- _WORK TO COMPLETE_: Copy each line below in which the word "chart" occurs.

- _DATA SUPPLIED_:

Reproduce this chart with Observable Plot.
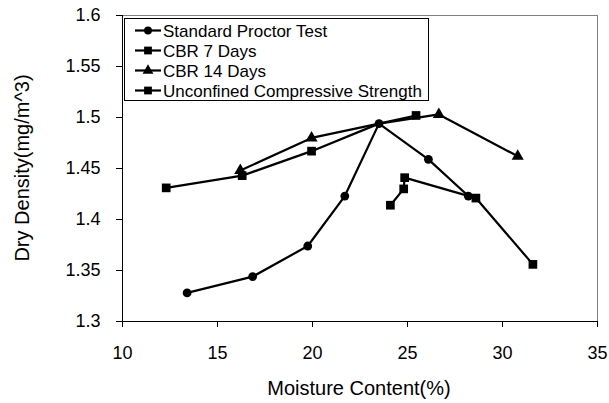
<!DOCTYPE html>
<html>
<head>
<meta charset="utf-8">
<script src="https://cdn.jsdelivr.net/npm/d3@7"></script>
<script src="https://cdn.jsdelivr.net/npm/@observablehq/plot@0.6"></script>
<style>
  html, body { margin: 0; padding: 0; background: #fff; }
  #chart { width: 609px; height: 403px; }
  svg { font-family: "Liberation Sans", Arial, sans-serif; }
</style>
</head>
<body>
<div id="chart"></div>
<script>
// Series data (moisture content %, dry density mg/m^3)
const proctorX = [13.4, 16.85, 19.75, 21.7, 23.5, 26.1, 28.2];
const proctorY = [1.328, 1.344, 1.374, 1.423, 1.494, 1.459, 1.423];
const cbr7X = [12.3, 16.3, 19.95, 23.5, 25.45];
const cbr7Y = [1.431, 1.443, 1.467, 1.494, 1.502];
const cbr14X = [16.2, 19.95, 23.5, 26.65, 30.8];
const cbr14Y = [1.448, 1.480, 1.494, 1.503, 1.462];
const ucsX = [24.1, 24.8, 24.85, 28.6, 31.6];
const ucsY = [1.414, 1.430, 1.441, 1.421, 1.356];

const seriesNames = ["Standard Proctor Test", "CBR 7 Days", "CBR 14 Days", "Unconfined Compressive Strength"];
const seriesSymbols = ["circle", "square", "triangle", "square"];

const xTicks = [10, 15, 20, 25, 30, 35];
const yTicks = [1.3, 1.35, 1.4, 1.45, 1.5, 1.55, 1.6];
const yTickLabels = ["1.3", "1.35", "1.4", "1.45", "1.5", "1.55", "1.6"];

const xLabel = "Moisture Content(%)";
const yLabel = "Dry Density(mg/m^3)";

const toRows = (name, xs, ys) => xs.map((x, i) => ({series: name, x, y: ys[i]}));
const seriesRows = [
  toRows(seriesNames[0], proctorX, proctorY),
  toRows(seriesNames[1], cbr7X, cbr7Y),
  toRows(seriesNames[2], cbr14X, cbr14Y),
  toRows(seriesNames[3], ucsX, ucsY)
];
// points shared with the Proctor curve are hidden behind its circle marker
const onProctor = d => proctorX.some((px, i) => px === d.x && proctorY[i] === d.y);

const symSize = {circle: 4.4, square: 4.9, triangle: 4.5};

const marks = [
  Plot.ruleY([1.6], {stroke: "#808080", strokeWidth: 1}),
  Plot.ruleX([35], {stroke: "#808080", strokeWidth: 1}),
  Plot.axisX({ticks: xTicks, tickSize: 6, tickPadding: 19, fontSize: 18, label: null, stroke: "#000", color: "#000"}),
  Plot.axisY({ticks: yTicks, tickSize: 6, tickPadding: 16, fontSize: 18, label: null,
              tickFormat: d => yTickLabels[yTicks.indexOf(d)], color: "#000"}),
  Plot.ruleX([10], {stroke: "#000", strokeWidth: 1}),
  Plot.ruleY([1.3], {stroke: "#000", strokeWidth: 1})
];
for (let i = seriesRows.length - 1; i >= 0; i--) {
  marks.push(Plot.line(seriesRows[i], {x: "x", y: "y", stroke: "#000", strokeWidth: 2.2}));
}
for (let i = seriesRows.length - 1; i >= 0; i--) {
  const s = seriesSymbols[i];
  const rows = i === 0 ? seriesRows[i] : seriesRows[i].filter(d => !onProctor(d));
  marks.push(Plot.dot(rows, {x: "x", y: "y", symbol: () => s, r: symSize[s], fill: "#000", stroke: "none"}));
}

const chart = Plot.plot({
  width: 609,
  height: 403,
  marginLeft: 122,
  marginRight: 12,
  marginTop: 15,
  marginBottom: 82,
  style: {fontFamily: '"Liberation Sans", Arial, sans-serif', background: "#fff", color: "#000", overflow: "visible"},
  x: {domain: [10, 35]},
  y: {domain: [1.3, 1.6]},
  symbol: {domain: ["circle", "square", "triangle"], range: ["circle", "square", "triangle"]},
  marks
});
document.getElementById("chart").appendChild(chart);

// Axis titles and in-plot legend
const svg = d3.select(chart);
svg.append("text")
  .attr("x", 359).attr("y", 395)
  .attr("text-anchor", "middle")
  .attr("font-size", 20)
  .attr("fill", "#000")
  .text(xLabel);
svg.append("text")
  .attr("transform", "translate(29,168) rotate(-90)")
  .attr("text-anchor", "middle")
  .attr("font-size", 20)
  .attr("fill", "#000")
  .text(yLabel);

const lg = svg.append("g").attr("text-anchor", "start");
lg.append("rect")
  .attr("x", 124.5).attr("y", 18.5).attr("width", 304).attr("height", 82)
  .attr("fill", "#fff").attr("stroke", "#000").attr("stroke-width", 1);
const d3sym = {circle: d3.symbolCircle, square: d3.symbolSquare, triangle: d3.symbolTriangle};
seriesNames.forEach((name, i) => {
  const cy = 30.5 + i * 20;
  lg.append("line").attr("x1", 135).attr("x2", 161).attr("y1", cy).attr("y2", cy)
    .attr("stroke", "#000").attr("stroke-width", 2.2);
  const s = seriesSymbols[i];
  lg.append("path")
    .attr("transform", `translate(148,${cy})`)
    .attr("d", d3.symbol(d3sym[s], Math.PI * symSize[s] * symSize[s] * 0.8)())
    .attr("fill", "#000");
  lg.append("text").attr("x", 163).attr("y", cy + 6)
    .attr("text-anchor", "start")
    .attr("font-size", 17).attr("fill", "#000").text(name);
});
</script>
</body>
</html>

* * *

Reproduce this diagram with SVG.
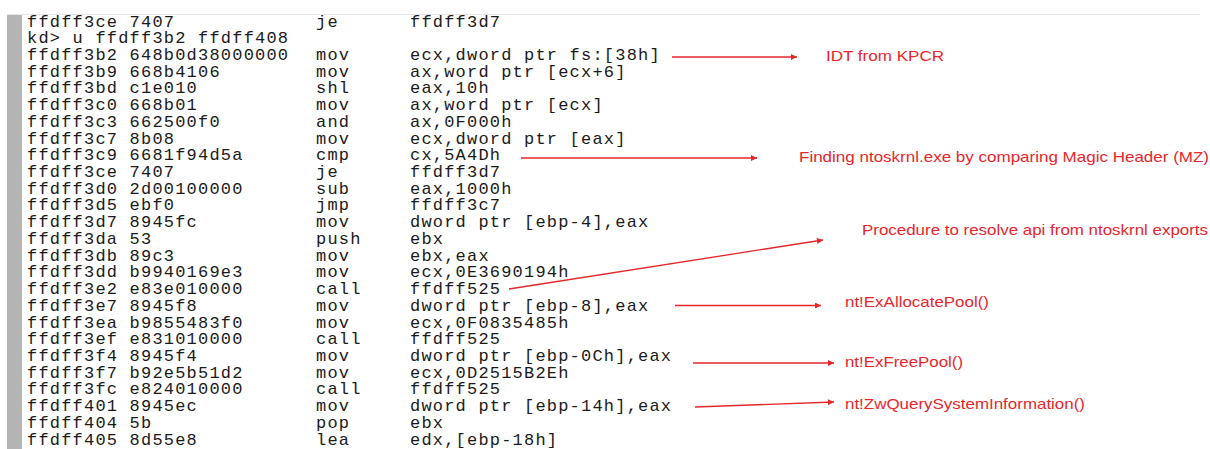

---

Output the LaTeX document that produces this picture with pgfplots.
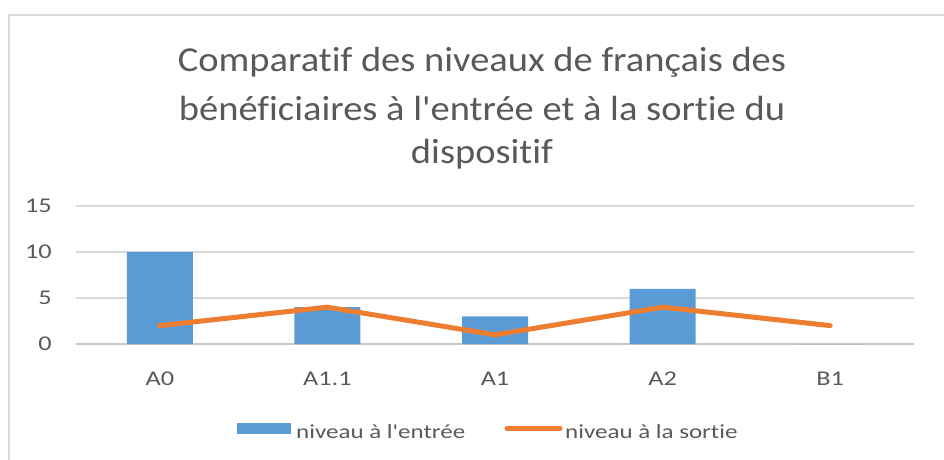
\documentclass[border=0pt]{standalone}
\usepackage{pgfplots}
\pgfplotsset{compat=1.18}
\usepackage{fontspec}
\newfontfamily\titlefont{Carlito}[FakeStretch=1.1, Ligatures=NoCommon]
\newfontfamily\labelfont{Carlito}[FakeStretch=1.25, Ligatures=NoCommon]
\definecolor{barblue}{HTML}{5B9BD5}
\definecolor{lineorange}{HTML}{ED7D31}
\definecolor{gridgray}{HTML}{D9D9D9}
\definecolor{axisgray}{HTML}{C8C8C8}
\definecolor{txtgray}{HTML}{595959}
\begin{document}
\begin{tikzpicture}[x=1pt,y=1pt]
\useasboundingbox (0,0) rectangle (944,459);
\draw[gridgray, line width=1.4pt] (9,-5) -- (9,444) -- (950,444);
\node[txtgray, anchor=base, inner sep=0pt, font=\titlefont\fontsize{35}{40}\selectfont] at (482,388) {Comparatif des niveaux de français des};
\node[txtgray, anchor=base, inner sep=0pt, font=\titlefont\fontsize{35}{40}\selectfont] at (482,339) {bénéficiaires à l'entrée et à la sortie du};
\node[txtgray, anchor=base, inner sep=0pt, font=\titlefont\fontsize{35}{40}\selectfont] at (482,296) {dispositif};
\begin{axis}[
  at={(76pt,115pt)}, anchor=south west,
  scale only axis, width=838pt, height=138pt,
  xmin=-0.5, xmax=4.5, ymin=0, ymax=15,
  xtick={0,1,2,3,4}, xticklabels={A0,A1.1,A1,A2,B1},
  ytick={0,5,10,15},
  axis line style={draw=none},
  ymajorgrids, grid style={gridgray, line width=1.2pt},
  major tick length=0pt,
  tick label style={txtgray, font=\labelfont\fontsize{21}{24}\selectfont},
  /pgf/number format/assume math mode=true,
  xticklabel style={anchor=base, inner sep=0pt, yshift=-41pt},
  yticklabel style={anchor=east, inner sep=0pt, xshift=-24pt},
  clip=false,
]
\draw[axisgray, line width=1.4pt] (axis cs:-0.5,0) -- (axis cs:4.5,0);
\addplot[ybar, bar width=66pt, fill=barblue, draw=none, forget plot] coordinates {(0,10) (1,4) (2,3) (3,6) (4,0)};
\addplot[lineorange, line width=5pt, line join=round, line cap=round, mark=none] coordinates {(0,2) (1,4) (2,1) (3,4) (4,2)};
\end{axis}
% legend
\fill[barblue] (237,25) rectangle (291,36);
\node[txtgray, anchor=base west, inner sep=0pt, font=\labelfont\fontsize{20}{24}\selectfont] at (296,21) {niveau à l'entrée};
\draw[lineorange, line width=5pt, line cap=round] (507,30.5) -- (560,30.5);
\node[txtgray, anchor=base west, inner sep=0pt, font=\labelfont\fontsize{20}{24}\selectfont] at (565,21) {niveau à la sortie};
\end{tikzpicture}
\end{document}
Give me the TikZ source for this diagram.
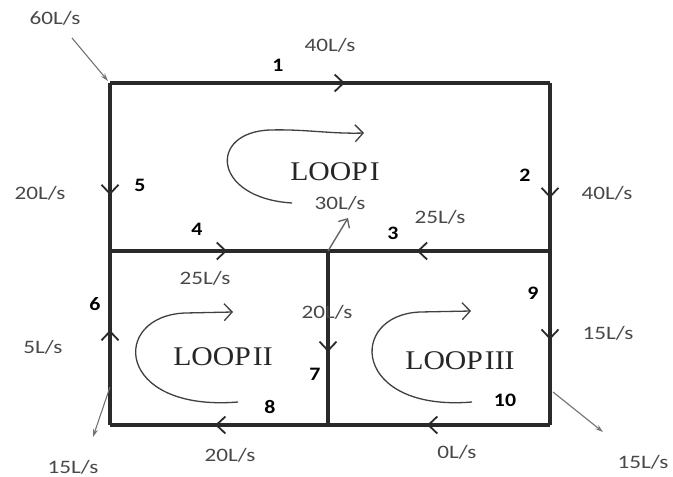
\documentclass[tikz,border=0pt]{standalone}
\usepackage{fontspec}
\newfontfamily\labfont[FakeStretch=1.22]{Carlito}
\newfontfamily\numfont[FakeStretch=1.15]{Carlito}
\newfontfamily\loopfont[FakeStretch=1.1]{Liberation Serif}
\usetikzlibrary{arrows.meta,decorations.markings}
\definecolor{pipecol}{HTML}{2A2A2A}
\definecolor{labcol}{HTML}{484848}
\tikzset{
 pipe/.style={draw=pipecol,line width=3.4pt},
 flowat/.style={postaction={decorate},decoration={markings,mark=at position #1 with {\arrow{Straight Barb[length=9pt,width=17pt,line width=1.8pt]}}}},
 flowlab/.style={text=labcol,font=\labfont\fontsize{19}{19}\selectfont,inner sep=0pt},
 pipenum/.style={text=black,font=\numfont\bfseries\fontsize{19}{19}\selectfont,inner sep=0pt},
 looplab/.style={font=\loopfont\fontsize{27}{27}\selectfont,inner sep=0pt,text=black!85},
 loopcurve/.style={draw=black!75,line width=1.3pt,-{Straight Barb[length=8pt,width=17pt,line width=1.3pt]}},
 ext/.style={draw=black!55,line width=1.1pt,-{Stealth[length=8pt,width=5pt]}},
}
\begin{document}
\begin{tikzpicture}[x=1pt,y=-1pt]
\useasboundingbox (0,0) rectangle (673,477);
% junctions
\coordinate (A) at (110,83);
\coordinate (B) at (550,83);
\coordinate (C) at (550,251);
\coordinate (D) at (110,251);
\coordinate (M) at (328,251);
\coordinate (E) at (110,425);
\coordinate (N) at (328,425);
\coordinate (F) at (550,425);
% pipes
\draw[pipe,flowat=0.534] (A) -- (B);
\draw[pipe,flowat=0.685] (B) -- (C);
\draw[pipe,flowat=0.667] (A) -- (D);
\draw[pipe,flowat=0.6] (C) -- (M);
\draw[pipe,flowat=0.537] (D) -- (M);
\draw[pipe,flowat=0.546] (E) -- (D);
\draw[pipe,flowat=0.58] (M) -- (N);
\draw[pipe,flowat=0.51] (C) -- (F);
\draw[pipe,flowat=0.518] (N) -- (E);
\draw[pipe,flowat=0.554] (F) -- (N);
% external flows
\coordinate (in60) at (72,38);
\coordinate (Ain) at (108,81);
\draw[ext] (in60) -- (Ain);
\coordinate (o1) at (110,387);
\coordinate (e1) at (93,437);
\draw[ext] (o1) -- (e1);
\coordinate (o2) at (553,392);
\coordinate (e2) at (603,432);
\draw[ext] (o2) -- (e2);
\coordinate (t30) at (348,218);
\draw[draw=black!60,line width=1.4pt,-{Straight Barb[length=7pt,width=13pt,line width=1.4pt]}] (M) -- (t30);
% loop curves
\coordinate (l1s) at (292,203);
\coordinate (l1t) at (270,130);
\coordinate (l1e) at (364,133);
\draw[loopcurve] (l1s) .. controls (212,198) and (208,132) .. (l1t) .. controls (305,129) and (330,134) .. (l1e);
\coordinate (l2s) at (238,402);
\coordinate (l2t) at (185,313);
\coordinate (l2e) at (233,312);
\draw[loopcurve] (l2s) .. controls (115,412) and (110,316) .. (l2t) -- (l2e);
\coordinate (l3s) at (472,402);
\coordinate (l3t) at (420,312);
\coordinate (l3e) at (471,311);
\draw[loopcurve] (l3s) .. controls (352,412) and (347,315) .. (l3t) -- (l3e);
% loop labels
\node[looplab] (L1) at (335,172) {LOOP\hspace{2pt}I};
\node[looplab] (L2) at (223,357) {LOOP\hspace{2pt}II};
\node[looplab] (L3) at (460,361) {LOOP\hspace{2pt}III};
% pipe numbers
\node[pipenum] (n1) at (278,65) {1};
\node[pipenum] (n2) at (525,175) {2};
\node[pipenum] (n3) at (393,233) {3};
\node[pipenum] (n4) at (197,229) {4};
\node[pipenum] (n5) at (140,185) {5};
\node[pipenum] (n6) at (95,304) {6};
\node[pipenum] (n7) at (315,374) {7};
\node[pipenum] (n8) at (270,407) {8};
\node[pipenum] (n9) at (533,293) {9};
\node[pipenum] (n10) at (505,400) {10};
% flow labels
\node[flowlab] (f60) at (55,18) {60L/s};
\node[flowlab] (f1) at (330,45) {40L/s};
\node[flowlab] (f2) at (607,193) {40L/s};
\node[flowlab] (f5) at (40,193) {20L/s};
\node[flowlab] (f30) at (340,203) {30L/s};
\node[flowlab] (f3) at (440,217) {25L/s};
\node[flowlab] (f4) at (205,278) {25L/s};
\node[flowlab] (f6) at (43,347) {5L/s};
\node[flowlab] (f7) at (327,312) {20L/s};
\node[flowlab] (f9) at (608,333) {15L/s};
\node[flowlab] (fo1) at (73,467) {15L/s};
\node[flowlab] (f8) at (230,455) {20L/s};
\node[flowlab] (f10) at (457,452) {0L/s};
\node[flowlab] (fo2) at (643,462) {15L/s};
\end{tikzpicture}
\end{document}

- _TASK RESPONSE_:
Reproduce this chart with Observable Plot.
  #chart { width: 609px; height: 403px; }
<div id="chart"></div>
const chart = Plot.plot({
document.getElementById("chart").appendChild(chart);
const svg = d3.select(chart);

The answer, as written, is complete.